Review – Holding The Man, Trafalgar Studios

Photo: Sans Taste

It wasn’t exactly a sell out performance at Trafalgar Studios this Thursday lunchtime, but perhaps the usual groups who bulk out midweek matinees – the elderly, school trips, bankers whose wives still think they have jobs – thought the subject matter of this “growing up gay and then dying of AIDS in Australia” tale not to their liking.

In reality they would have found little to offend in this rather quaint period drama – certainly less than the sex, blood, blood, blood and blood in yesterday’s Macbeth which was packed to the rafters with squealing kids and slightly nervous looking teaching assistants. All of the characters here are frightfully pleasant and it’s really rather difficult to imagine any father having much of a problem with a couple as charming as Tim and John. But things were different in the 80s.

The performance style is that of flowing narrative montage, with most of the performers taking on multiple roles in different contexts. It’s all quite well done and the performers look intensely comfortable with the work. There are plenty of funny moments as well, with the drama school pastiche (“Camp monkeys don’t get work Tim”) particularly amusing.
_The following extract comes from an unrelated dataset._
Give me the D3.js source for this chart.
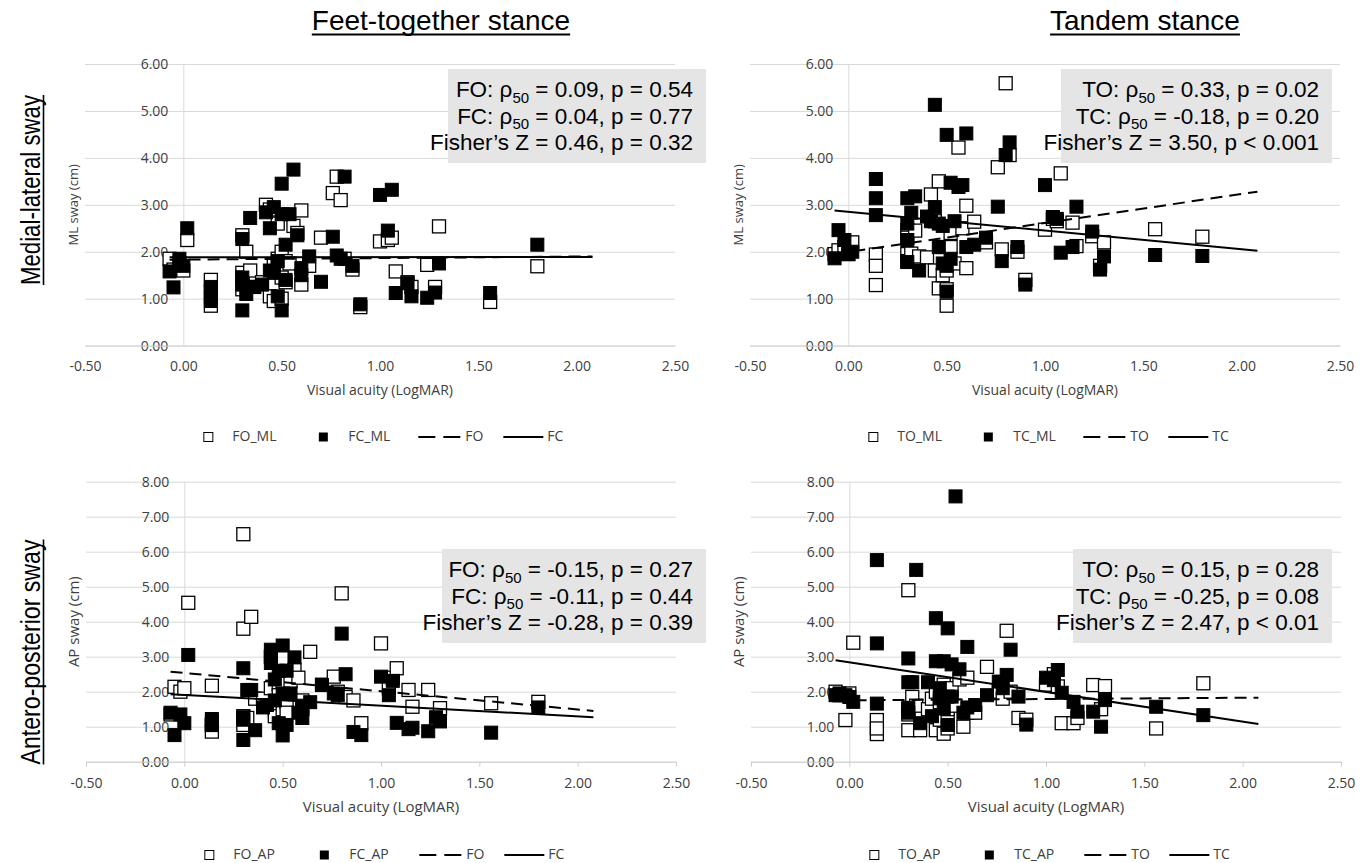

Holding The Man has plenty to recommend it, but the difficulties of homosexuality and the blight of AIDS have such a weight of dramatic canon behind then (try to find a play in the 90s that wasn’t on the subject) that any work coming almost thirty years after the events really needs to speak very loudly or very eloquently. Holding The Man speaks nicely, politely, in an assured Australian accent and almost wistfully of a place and a time – and as such fails to assert its importance.